(Exercise task): Your task is to copy the stretch of lines in the records below that begins with the line containing "Emit a Python" and ends with the line containing "from matplotlib.ticker import FixedLocator", exactly as written, with nothing added.

## BEGIN Information supplied

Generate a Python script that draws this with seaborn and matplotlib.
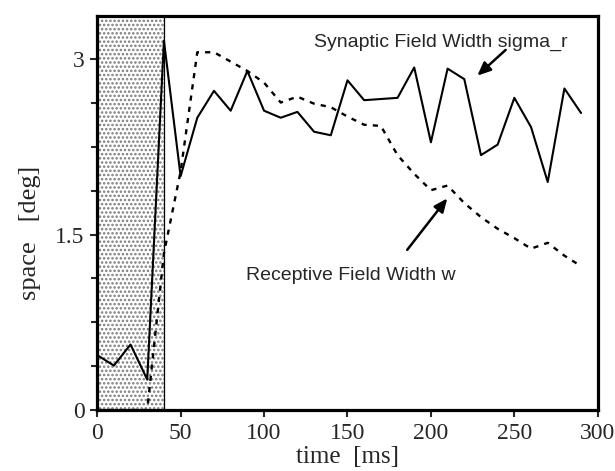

## END Information supplied
## BEGIN Information supplied

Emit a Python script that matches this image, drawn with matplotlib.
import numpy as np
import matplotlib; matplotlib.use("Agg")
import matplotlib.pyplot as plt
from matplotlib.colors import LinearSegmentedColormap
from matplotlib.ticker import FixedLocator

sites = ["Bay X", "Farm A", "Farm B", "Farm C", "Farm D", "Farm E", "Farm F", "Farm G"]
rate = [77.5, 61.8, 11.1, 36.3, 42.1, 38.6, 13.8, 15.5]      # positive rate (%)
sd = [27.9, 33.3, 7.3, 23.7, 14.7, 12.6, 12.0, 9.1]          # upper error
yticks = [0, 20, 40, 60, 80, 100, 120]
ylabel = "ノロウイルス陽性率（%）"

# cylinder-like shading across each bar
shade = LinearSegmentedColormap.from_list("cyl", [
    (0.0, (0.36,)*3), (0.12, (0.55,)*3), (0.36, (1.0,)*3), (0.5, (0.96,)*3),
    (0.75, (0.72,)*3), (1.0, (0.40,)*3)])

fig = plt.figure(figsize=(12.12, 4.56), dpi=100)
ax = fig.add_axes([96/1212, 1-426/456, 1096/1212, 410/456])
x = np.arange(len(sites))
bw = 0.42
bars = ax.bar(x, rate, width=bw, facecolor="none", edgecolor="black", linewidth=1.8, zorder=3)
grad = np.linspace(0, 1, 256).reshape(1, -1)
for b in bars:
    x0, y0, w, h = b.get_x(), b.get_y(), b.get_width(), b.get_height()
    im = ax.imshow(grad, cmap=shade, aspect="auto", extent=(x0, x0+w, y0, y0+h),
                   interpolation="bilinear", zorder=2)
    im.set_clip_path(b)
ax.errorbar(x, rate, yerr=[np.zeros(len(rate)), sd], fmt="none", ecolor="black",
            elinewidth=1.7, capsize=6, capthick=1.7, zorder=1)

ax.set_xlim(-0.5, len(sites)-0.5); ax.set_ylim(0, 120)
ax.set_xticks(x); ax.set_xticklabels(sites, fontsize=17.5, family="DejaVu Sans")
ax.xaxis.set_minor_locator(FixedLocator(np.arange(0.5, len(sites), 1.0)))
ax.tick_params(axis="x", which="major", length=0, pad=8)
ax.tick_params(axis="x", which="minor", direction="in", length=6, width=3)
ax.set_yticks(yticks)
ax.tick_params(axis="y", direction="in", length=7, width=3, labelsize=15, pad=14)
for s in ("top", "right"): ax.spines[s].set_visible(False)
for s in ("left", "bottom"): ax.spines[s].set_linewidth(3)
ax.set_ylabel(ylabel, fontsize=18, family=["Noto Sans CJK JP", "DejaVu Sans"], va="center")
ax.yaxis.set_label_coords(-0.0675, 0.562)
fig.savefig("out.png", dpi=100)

## END Information supplied

(Full answer):
Emit a Python script that matches this image, drawn with matplotlib.
import numpy as np
import matplotlib; matplotlib.use("Agg")
import matplotlib.pyplot as plt
from matplotlib.colors import LinearSegmentedColormap
from matplotlib.ticker import FixedLocator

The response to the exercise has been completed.